Ein großer deutscher Handelskonzern ist gerade dabei, in der Türkei seine Elektrohandelskette als Filialgeschäft aufzubauen. Doch wozu eigentlich? In Istanbul braucht man viel länger zur nächsten Filiale als in Frankfurt, weil man permanent im Stau steht. Außerdem haben alle potentiellen Kunden wegen des Wildwuchses der Stadt und den damit verbundenen Herausforderungen eh ein Mobiltelefon. Smartphones werden immer günstiger und leistungsfähiger. Warum also investiert das Unternehmen noch in Filialen, statt voll auf E-Commerce zu setzen und ein cleveres Abholstationensystem, das beispielsweise die weite Verbreitung von kleinen Läden als Distributionsnetz nutzt, aufzubauen?

Es sind nicht nur Produkte und Anwendungen der Zukunft, bei denen wir von den Entwicklungsländern lernen können. In Entwicklungsländern werden, weil qualifizierte Arbeitskräfte auch dort sehr teuer sind, die Konsumkraft in der Bevölkerung aber noch immer sehr niedrig ist, neue Produktionsmodelle für anspruchsvolle Tätigkeiten ausprobiert. In indischen Aravind-Augenkliniken führt ein Augenarzt rund 2.000 Operationen im Jahr durch – viermal so viele wie üblich. Qualifizierte Zuarbeiter und eine fabrikartig aufgebaute Krankenhausstruktur sind der Schlüssel zu dieser Produktivitätssteigerung.

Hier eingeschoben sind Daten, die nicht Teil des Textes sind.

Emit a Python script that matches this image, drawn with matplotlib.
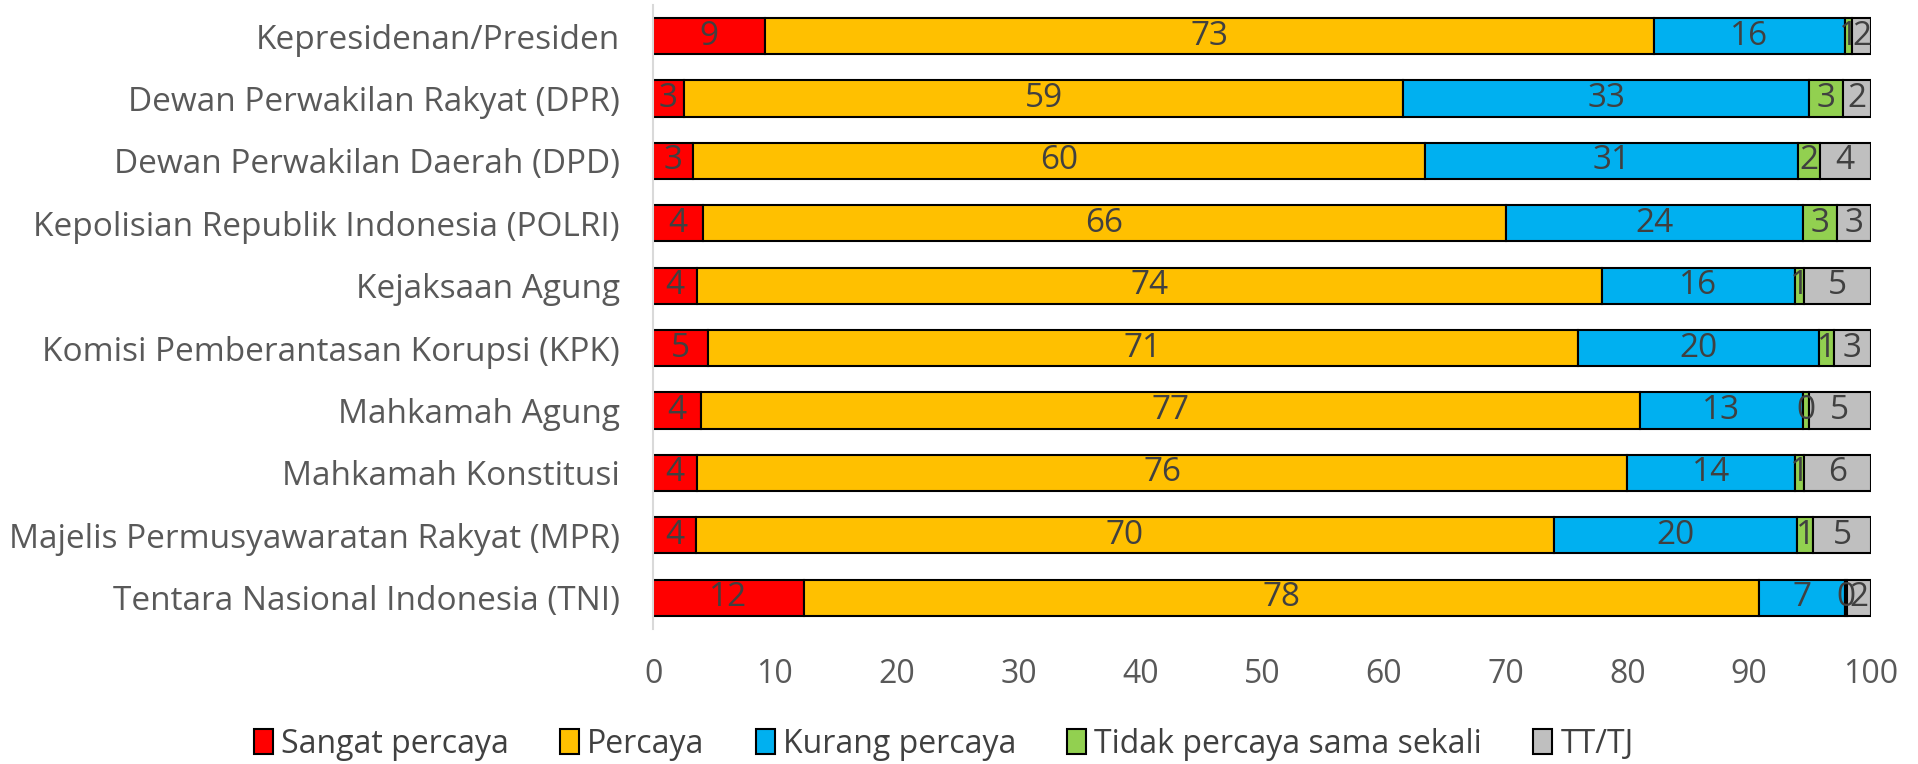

Funktionierende Fernbeziehungen

Schlechte Infrastruktur verlangt nach dezentralen Systemen, die dennoch intensiv miteinander kommunizieren. Das führt dazu, dass beispielsweise Kindernahrungsergänzungsmittel dezentral in kleinen, lokal geführten Fabriken hergestellt werden. Oder dass mobile Krankenhäuser über das Land fahren. Oder dass Unternehmen deshalb schon früh gelernt haben, über große Distanzen miteinander oder für ihre Kunden zu arbeiten. So ist es wohl nicht allein der Sprachvorteil gewesen, dass ausgerechnet im verkehrsinfrastrukturschwachen Indien anspruchsvolle, kontinentübergreifende Outsourcing-Leistungen erfolgreich angeboten werden. Längst werden nicht nur Call Center-Aufgaben, sondern auch wirtschaftsjuristische Dienstleistungen oder Zeitungslayout zentral erbracht.

Wir sollten uns solche Entwicklungen ganz genau anschauen – nicht nur, damit wir vor Ort Erfolg haben können, sondern weil diese neuen Geschäftsmodelle uns schon bald selbst Konkurrenz machen können. Wer in Entwicklungsländern Erfolg haben will, muss neue Wege beschreiten.